Q. If my employees clock in before their starting time and clock out after their day is scheduled to end, am I required to pay them for that extra time?
A. While California employers aren’t required to have time clocks, they are required to keep accurate records of the time their employees work. If you choose to use a time clock, you must ensure that the timecards accurately reflect the time worked by each employee.
To that end, you should implement a policy stating that employees should avoid clocking in early or late, unless they have been authorized to work the extra time. If an employee inaccurately clocks in or out, have the worker and his or her supervisor sign a notation on the timecard establishing the correct time.
Obviously, employers have to be practical about enforcing this rule. Don’t be overly concerned about employees who clock in a few minutes early or late. Employers commonly record starting and stopping times to the nearest five minutes, or to the nearest one-tenth or one-quarter of an hour. Presumably, this arrangement averages out, so employees are fully compensated for all of the time they actually work.
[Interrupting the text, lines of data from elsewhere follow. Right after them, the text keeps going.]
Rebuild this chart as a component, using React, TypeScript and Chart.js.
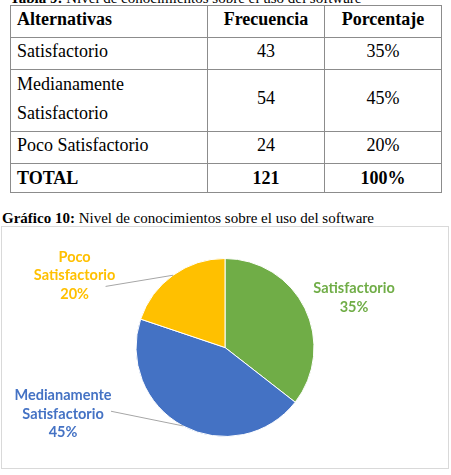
import React, { useEffect, useRef } from "react";
import { Chart, registerables } from "chart.js";

Chart.register(...registerables);

// ---- data ----
const tableCaptionBold = "Tabla 9:";
const tableCaptionText = " Nivel de conocimientos sobre el uso del software";
const chartCaptionBold = "Gráfico 10:";
const chartCaptionText = " Nivel de conocimientos sobre el uso del software";
const headers = ["Alternativas", "Frecuencia", "Porcentaje"];
const categories = ["Satisfactorio", "Medianamente Satisfactorio", "Poco Satisfactorio"];
const tableCategoryLines = [["Satisfactorio"], ["Medianamente", "Satisfactorio"], ["Poco Satisfactorio"]];
const frequencies = [43, 54, 24];
const percentages = [35, 45, 20];
const totalLabel = "TOTAL";
const totalFrequency = 121;
const totalPercentage = 100;
const pieLabelLines = [["Satisfactorio"], ["Medianamente", "Satisfactorio"], ["Poco", "Satisfactorio"]];
const sliceColors = ["#70AD47", "#4472C4", "#FFC000"];

const labelPlugin = {
  id: "pieLabels",
  afterDatasetsDraw(chart: any, _args: any, opts: any) {
    const ctx = chart.ctx;
    const meta = chart.getDatasetMeta(0);
    meta.data.forEach((arc: any, i: number) => {
      const p = arc.getProps(["x", "y", "startAngle", "endAngle", "outerRadius"], true);
      const mid = (p.startAngle + p.endAngle) / 2;
      const r = p.outerRadius;
      const ex = p.x + Math.cos(mid) * r;
      const ey = p.y + Math.sin(mid) * r;
      const pos = opts.positions[i];
      const cx = p.x + pos[0] * r;
      const cy = p.y + pos[1] * r;
      const lines = [...pieLabelLines[i], percentages[i] + "%"];
      const lh = opts.lineHeight;
      ctx.save();
      const lead = opts.leaders[i];
      if (lead) {
        ctx.strokeStyle = "#a6a6a6";
        ctx.lineWidth = 1;
        ctx.beginPath();
        ctx.moveTo(cx + lead[0], cy + lead[1]);
        ctx.lineTo(ex, ey);
        ctx.stroke();
      }
      ctx.fillStyle = sliceColors[i];
      ctx.font = opts.font;
      ctx.textAlign = "center";
      ctx.textBaseline = "middle";
      const startY = cy - ((lines.length - 1) * lh) / 2;
      lines.forEach((t, k) => ctx.fillText(t, cx, startY + k * lh));
      ctx.restore();
    });
  },
};

export default function App() {
  const canvasRef = useRef<HTMLCanvasElement>(null);

  useEffect(() => {
    document.body.style.margin = "0";
    const chart = new Chart(canvasRef.current!, {
      type: "pie",
      data: {
        labels: categories,
        datasets: [
          {
            data: frequencies,
            backgroundColor: sliceColors,
            borderColor: "#ffffff",
            borderWidth: 1,
            radius: 89,
          } as any,
        ],
      },
      options: {
        responsive: false,
        animation: false,
        events: [],
        layout: { padding: 0 },
        plugins: {
          legend: { display: false },
          tooltip: { enabled: false },
          title: { display: false },
          pieLabels: {
            positions: [
              [1.45, -0.56],
              [-1.82, 0.75],
              [-1.69, -0.81],
            ],
            leaders: [null, [48, -3], [31, 11]],
            font: "bold 14.5px Lato, 'Open Sans', sans-serif",
            lineHeight: 18.5,
          },
        } as any,
      },
      plugins: [labelPlugin],
    });
    return () => chart.destroy();
  }, []);

  const cellBase: React.CSSProperties = {
    border: "1px solid #8c8c8c",
    padding: "0 6px 6px 6px",
    verticalAlign: "middle",
    lineHeight: "22px",
    boxSizing: "border-box",
  };

  const rowHeights = [32, 62, 32];

  return (
    <div
      style={{
        position: "relative",
        width: 451,
        height: 475,
        overflow: "hidden",
        background: "#ffffff",
        fontFamily: "'Liberation Serif', 'Times New Roman', serif",
        color: "#000",
      }}
    >
      <div style={{ position: "absolute", left: 10, top: -11, fontSize: 15, lineHeight: "18px", whiteSpace: "nowrap" }}>
        <b>{tableCaptionBold}</b>
        {tableCaptionText}
      </div>
      <table
        style={{
          position: "absolute",
          left: 10,
          top: 5,
          width: 431,
          borderCollapse: "collapse",
          fontSize: 18,
          tableLayout: "fixed",
        }}
      >
        <colgroup>
          <col style={{ width: 197 }} />
          <col style={{ width: 117 }} />
          <col style={{ width: 117 }} />
        </colgroup>
        <tbody>
          <tr style={{ height: 32 }}>
            <td style={{ ...cellBase, fontWeight: "bold" }}>{headers[0]}</td>
            <td style={{ ...cellBase, fontWeight: "bold", textAlign: "center" }}>{headers[1]}</td>
            <td style={{ ...cellBase, fontWeight: "bold", textAlign: "center" }}>{headers[2]}</td>
          </tr>
          {categories.map((c, i) => (
            <tr key={c} style={{ height: rowHeights[i] }}>
              <td style={tableCategoryLines[i].length > 1 ? { ...cellBase, lineHeight: "29px", paddingBottom: 3 } : cellBase}>
                {tableCategoryLines[i].map((l, k) => (
                  <div key={k}>{l}</div>
                ))}
              </td>
              <td style={{ ...cellBase, textAlign: "center" }}>{frequencies[i]}</td>
              <td style={{ ...cellBase, textAlign: "center" }}>{percentages[i]}%</td>
            </tr>
          ))}
          <tr style={{ height: 29 }}>
            <td style={{ ...cellBase, padding: "0 6px", fontWeight: "bold" }}>{totalLabel}</td>
            <td style={{ ...cellBase, padding: "0 6px", fontWeight: "bold", textAlign: "center" }}>{totalFrequency}</td>
            <td style={{ ...cellBase, padding: "0 6px", fontWeight: "bold", textAlign: "center" }}>{totalPercentage}%</td>
          </tr>
        </tbody>
      </table>
      <div style={{ position: "absolute", left: 2, top: 209, fontSize: 15, lineHeight: "18px", whiteSpace: "nowrap" }}>
        <b>{chartCaptionBold}</b>
        {chartCaptionText}
      </div>
      <div
        style={{
          position: "absolute",
          left: 1,
          top: 226,
          width: 448,
          height: 243,
          border: "1px solid #d9d9d9",
          boxSizing: "border-box",
        }}
      >
        <canvas ref={canvasRef} width={446} height={241} style={{ display: "block" }} />
      </div>
    </div>
  );
}
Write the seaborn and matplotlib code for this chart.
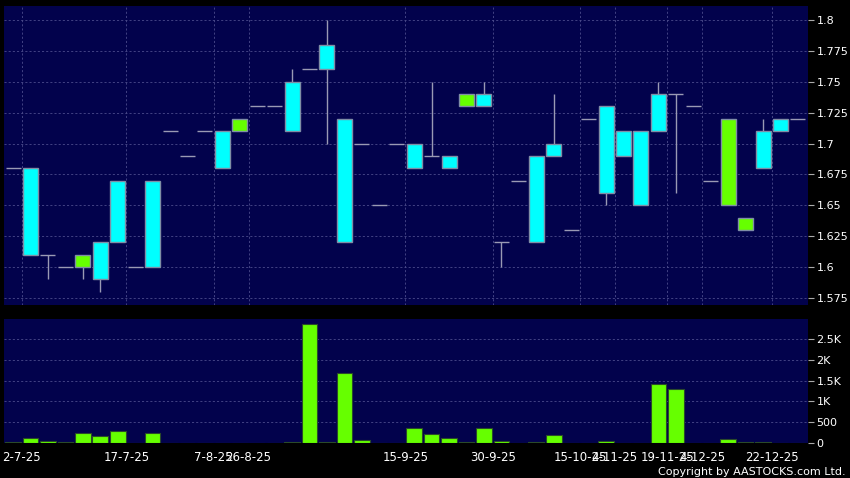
import numpy as np
import pandas as pd
import matplotlib
matplotlib.use("Agg")
import matplotlib.pyplot as plt
import seaborn as sns

# ---- data (one entry per trading slot) ----
opens  = [1.68, 1.68, 1.61, 1.60, 1.60, 1.62, 1.67, 1.60, 1.67, 1.71,
          1.69, 1.71, 1.71, 1.71, 1.73, 1.73, 1.75, 1.76, 1.78, 1.72,
          1.70, 1.65, 1.70, 1.70, 1.69, 1.69, 1.73, 1.74, 1.62, 1.67,
          1.69, 1.70, 1.63, 1.72, 1.73, 1.71, 1.71, 1.74, 1.74, 1.73,
          1.67, 1.65, 1.63, 1.71, 1.72, 1.72]
highs  = [1.68, 1.68, 1.61, 1.60, 1.61, 1.62, 1.67, 1.60, 1.67, 1.71,
          1.69, 1.71, 1.71, 1.72, 1.73, 1.73, 1.76, 1.76, 1.80, 1.72,
          1.70, 1.65, 1.70, 1.70, 1.75, 1.69, 1.74, 1.75, 1.62, 1.67,
          1.69, 1.74, 1.63, 1.72, 1.73, 1.71, 1.71, 1.75, 1.74, 1.73,
          1.67, 1.72, 1.64, 1.72, 1.72, 1.72]
lows   = [1.68, 1.61, 1.59, 1.60, 1.59, 1.58, 1.62, 1.60, 1.60, 1.71,
          1.69, 1.71, 1.68, 1.71, 1.73, 1.73, 1.71, 1.76, 1.70, 1.62,
          1.70, 1.65, 1.70, 1.68, 1.69, 1.68, 1.73, 1.73, 1.60, 1.67,
          1.62, 1.69, 1.63, 1.72, 1.65, 1.69, 1.65, 1.71, 1.66, 1.73,
          1.67, 1.65, 1.63, 1.68, 1.71, 1.72]
closes = [1.68, 1.61, 1.61, 1.60, 1.61, 1.59, 1.62, 1.60, 1.60, 1.71,
          1.69, 1.71, 1.68, 1.72, 1.73, 1.73, 1.71, 1.76, 1.76, 1.62,
          1.70, 1.65, 1.70, 1.68, 1.69, 1.68, 1.74, 1.73, 1.62, 1.67,
          1.62, 1.69, 1.63, 1.72, 1.66, 1.69, 1.65, 1.71, 1.74, 1.73,
          1.67, 1.72, 1.64, 1.68, 1.71, 1.72]
volumes = [20, 110, 60, 25, 250, 170, 300, 5, 230, 3,
           8, 3, 10, 3, 3, 3, 20, 2850, 20, 1680,
           70, 3, 5, 360, 220, 130, 30, 350, 55, 3,
           30, 200, 3, 3, 56, 3, 3, 1410, 1290, 3,
           3, 90, 32, 24, 3, 3]
tick_labels = ["2-7-25", "17-7-25", "7-8-25", "26-8-25", "15-9-25", "30-9-25",
               "15-10-25", "4-11-25", "19-11-25", "4-12-25", "22-12-25"]
tick_slots = [0, 6, 11, 13, 22, 27, 32, 34, 37, 39, 43]   # label sits after this slot

price_ticks = [1.575, 1.6, 1.625, 1.65, 1.675, 1.7, 1.725, 1.75, 1.775, 1.8]
price_tick_labels = ["1.575", "1.6", "1.625", "1.65", "1.675", "1.7", "1.725", "1.75", "1.775", "1.8"]
vol_ticks = [0, 500, 1000, 1500, 2000, 2500]
vol_tick_labels = ["0", "500", "1K", "1.5K", "2K", "2.5K"]

df = pd.DataFrame({"slot": np.arange(len(opens)), "open": opens, "high": highs,
                   "low": lows, "close": closes, "volume": volumes})

# ---- style ----
BG = "#02024c"
GRID = "#4c4c8c"
EDGE = "#7f8ea6"
WICK = "#9a9ab4"
UP = "#66ff00"
DOWN = "#00ffff"

sns.set_theme(style="dark")
plt.rcParams["font.family"] = ["DejaVu Sans"]

fig = plt.figure(figsize=(8.5, 4.78), dpi=100, facecolor="black")
ax1 = fig.add_axes([0.0047, 0.3619, 0.9459, 0.6255])
ax2 = fig.add_axes([0.0047, 0.0732, 0.9459, 0.2594])

xlim = (-0.52, 45.58)
W = 0.86

for ax in (ax1, ax2):
    ax.set_facecolor(BG)
    for s in ax.spines.values():
        s.set_visible(False)
    ax.set_xlim(*xlim)
    ax.grid(True, color=GRID, linestyle=(0, (2.5, 2.5)), linewidth=0.6)
    ax.set_axisbelow(True)

# ---- candles ----
for _, r in df.iterrows():
    x = r["slot"]
    o, h, l, c = r["open"], r["high"], r["low"], r["close"]
    top, bot = max(o, c), min(o, c)
    if h > top:
        ax1.vlines(x, top, h, color=WICK, linewidth=1.0, zorder=2)
    if l < bot:
        ax1.vlines(x, l, bot, color=WICK, linewidth=1.0, zorder=2)
    if abs(o - c) < 1e-9:
        ax1.hlines(o, x - W / 2, x + W / 2, color=WICK, linewidth=1.0, zorder=3)
    else:
        col = UP if c > o else DOWN
        ax1.bar(x, top - bot, bottom=bot, width=W, color=col, edgecolor=EDGE,
                linewidth=1.0, zorder=3)

ax1.set_ylim(1.5693, 1.8113)
ax1.set_xticks([s + 0.5 for s in tick_slots])
ax1.set_xticklabels([])
ax1.tick_params(axis="x", length=0)
ax1.yaxis.tick_right()
ax1.set_yticks(price_ticks)
ax1.set_yticklabels(price_tick_labels)
ax1.tick_params(axis="y", colors="white", labelsize=8, length=4, width=0.8,
                pad=2, color="#aaaaaa")

# ---- volume ----
sns.barplot(data=df, x="slot", y="volume", ax=ax2, color=UP, width=0.9,
            edgecolor="#2a4a2a", linewidth=0.8, saturation=1, zorder=3)
ax2.set_xlim(*xlim)
ax2.set_ylim(0, 2980)
ax2.set_xlabel("")
ax2.set_ylabel("")
ax2.set_xticks([s + 0.5 for s in tick_slots])
ax2.set_xticklabels(tick_labels)
ax2.tick_params(axis="x", colors="white", labelsize=8.5, length=4, width=0.8,
                pad=2, color="#aaaaaa")
ax2.yaxis.tick_right()
ax2.set_yticks(vol_ticks)
ax2.set_yticklabels(vol_tick_labels)
ax2.tick_params(axis="y", colors="white", labelsize=8, length=4, width=0.8,
                pad=2, color="#aaaaaa")

fig.text(0.995, 0.002, "Copyright by AASTOCKS.com Ltd.", color="white",
         fontsize=8, ha="right", va="bottom")

fig.savefig("out.png", dpi=100, facecolor="black")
For enforcement purposes, this practice of computing time will be accepted, provided it’s used in such a manner that won’t result, over a period of time, in a failure to compensate employees properly for all of the time they actually work.
If employees work outside their established schedule, you must pay them for the time worked, even if it wasn’t authorized. Never handle even repeat violations of this policy by withholding pay for the unauthorized work time. Instead, treat the problem as a disciplinary matter.